[INFORMATION PROVIDED]
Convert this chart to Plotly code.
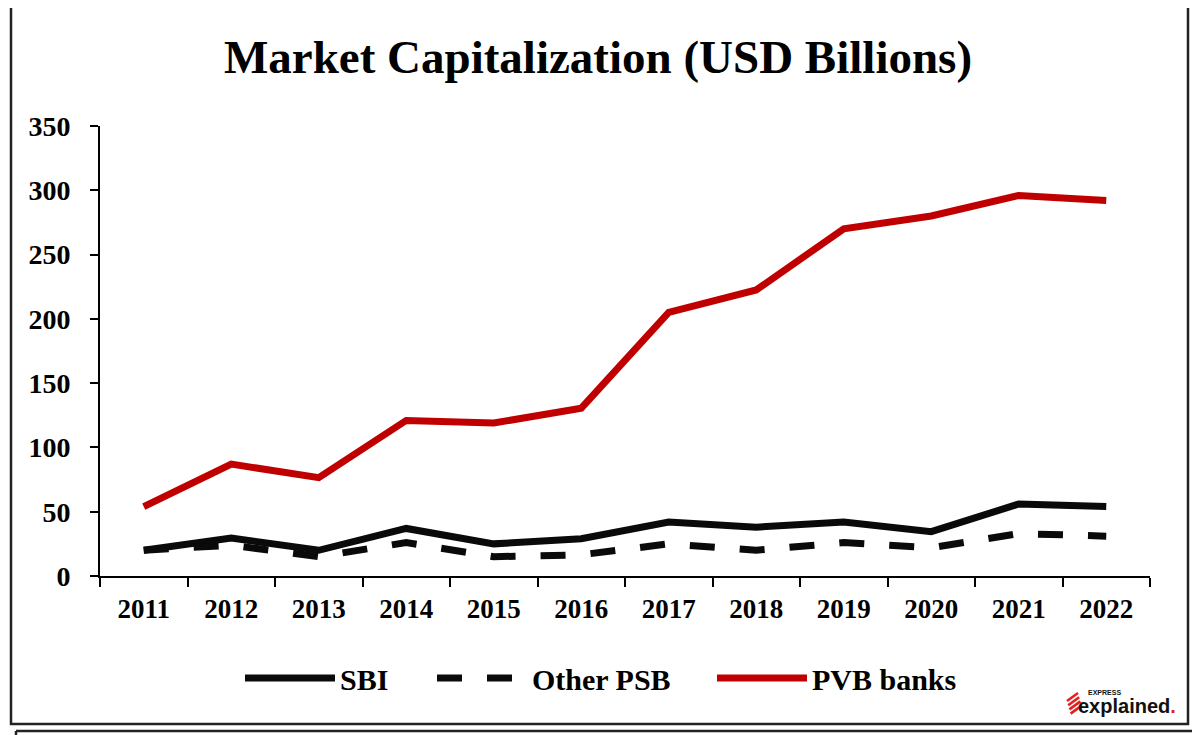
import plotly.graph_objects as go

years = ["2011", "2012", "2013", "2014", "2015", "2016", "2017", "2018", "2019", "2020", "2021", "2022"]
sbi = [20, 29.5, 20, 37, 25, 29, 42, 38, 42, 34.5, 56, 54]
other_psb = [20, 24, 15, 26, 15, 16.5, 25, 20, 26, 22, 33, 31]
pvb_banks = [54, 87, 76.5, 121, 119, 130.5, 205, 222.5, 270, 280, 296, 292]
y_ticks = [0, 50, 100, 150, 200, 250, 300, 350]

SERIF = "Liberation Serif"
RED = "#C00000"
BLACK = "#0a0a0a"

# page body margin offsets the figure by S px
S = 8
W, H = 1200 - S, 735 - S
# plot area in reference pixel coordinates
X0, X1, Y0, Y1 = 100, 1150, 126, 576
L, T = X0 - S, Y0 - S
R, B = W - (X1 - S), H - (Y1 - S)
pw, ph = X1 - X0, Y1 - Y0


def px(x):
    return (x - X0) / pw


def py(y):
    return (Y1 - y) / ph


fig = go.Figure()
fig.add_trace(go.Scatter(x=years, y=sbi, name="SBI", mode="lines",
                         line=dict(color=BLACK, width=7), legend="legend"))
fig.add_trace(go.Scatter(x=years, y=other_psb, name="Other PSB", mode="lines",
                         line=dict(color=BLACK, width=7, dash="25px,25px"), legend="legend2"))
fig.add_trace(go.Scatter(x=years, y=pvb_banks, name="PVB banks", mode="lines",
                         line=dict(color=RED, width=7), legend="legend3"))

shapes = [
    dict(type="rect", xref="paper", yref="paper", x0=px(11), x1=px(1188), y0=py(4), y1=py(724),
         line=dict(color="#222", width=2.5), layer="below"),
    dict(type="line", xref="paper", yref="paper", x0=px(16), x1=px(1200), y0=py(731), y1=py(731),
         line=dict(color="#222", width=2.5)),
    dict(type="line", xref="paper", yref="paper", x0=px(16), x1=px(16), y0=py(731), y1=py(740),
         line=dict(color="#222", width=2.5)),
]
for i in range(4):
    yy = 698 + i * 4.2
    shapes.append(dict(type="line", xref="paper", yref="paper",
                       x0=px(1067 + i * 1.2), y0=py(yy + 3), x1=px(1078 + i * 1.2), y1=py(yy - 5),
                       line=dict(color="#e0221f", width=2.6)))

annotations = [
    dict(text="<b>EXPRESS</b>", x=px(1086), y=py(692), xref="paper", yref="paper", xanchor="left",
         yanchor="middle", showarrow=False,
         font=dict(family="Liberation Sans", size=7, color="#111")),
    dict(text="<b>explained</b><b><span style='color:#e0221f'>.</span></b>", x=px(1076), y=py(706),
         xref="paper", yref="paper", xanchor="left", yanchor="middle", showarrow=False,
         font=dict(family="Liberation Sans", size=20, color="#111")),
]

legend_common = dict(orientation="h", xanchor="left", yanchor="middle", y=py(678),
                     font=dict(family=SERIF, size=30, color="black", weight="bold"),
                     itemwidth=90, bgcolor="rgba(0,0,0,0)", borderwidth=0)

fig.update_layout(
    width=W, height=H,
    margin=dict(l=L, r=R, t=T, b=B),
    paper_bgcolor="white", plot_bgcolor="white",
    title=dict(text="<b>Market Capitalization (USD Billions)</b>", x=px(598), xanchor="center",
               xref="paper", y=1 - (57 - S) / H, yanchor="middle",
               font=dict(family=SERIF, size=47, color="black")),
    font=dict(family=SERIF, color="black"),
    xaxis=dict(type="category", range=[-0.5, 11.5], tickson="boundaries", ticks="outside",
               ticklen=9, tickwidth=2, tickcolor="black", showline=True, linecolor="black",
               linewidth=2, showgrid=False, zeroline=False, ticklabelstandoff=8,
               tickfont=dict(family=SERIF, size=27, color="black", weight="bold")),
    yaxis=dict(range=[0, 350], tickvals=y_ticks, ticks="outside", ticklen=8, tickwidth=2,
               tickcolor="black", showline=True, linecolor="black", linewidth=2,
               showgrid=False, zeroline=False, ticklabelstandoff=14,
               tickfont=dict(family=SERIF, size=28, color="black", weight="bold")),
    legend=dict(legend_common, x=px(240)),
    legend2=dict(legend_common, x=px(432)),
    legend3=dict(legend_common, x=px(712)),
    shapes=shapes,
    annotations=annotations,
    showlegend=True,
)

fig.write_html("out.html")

[BRIEF] From the data above, write out everything exactly except the pictures.

[FINISHED TASK]
Convert this chart to Plotly code.
import plotly.graph_objects as go

years = ["2011", "2012", "2013", "2014", "2015", "2016", "2017", "2018", "2019", "2020", "2021", "2022"]
sbi = [20, 29.5, 20, 37, 25, 29, 42, 38, 42, 34.5, 56, 54]
other_psb = [20, 24, 15, 26, 15, 16.5, 25, 20, 26, 22, 33, 31]
pvb_banks = [54, 87, 76.5, 121, 119, 130.5, 205, 222.5, 270, 280, 296, 292]
y_ticks = [0, 50, 100, 150, 200, 250, 300, 350]

SERIF = "Liberation Serif"
RED = "#C00000"
BLACK = "#0a0a0a"

# page body margin offsets the figure by S px
S = 8
W, H = 1200 - S, 735 - S
# plot area in reference pixel coordinates
X0, X1, Y0, Y1 = 100, 1150, 126, 576
L, T = X0 - S, Y0 - S
R, B = W - (X1 - S), H - (Y1 - S)
pw, ph = X1 - X0, Y1 - Y0


def px(x):
    return (x - X0) / pw


def py(y):
    return (Y1 - y) / ph


fig = go.Figure()
fig.add_trace(go.Scatter(x=years, y=sbi, name="SBI", mode="lines",
                         line=dict(color=BLACK, width=7), legend="legend"))
fig.add_trace(go.Scatter(x=years, y=other_psb, name="Other PSB", mode="lines",
                         line=dict(color=BLACK, width=7, dash="25px,25px"), legend="legend2"))
fig.add_trace(go.Scatter(x=years, y=pvb_banks, name="PVB banks", mode="lines",
                         line=dict(color=RED, width=7), legend="legend3"))

shapes = [
    dict(type="rect", xref="paper", yref="paper", x0=px(11), x1=px(1188), y0=py(4), y1=py(724),
         line=dict(color="#222", width=2.5), layer="below"),
    dict(type="line", xref="paper", yref="paper", x0=px(16), x1=px(1200), y0=py(731), y1=py(731),
         line=dict(color="#222", width=2.5)),
    dict(type="line", xref="paper", yref="paper", x0=px(16), x1=px(16), y0=py(731), y1=py(740),
         line=dict(color="#222", width=2.5)),
]
for i in range(4):
    yy = 698 + i * 4.2
    shapes.append(dict(type="line", xref="paper", yref="paper",
                       x0=px(1067 + i * 1.2), y0=py(yy + 3), x1=px(1078 + i * 1.2), y1=py(yy - 5),
                       line=dict(color="#e0221f", width=2.6)))

annotations = [
    dict(text="<b>EXPRESS</b>", x=px(1086), y=py(692), xref="paper", yref="paper", xanchor="left",
         yanchor="middle", showarrow=False,
         font=dict(family="Liberation Sans", size=7, color="#111")),
    dict(text="<b>explained</b><b><span style='color:#e0221f'>.</span></b>", x=px(1076), y=py(706),
         xref="paper", yref="paper", xanchor="left", yanchor="middle", showarrow=False,
         font=dict(family="Liberation Sans", size=20, color="#111")),
]

legend_common = dict(orientation="h", xanchor="left", yanchor="middle", y=py(678),
                     font=dict(family=SERIF, size=30, color="black", weight="bold"),
                     itemwidth=90, bgcolor="rgba(0,0,0,0)", borderwidth=0)

fig.update_layout(
    width=W, height=H,
    margin=dict(l=L, r=R, t=T, b=B),
    paper_bgcolor="white", plot_bgcolor="white",
    title=dict(text="<b>Market Capitalization (USD Billions)</b>", x=px(598), xanchor="center",
               xref="paper", y=1 - (57 - S) / H, yanchor="middle",
               font=dict(family=SERIF, size=47, color="black")),
    font=dict(family=SERIF, color="black"),
    xaxis=dict(type="category", range=[-0.5, 11.5], tickson="boundaries", ticks="outside",
               ticklen=9, tickwidth=2, tickcolor="black", showline=True, linecolor="black",
               linewidth=2, showgrid=False, zeroline=False, ticklabelstandoff=8,
               tickfont=dict(family=SERIF, size=27, color="black", weight="bold")),
    yaxis=dict(range=[0, 350], tickvals=y_ticks, ticks="outside", ticklen=8, tickwidth=2,
               tickcolor="black", showline=True, linecolor="black", linewidth=2,
               showgrid=False, zeroline=False, ticklabelstandoff=14,
               tickfont=dict(family=SERIF, size=28, color="black", weight="bold")),
    legend=dict(legend_common, x=px(240)),
    legend2=dict(legend_common, x=px(432)),
    legend3=dict(legend_common, x=px(712)),
    shapes=shapes,
    annotations=annotations,
    showlegend=True,
)

fig.write_html("out.html")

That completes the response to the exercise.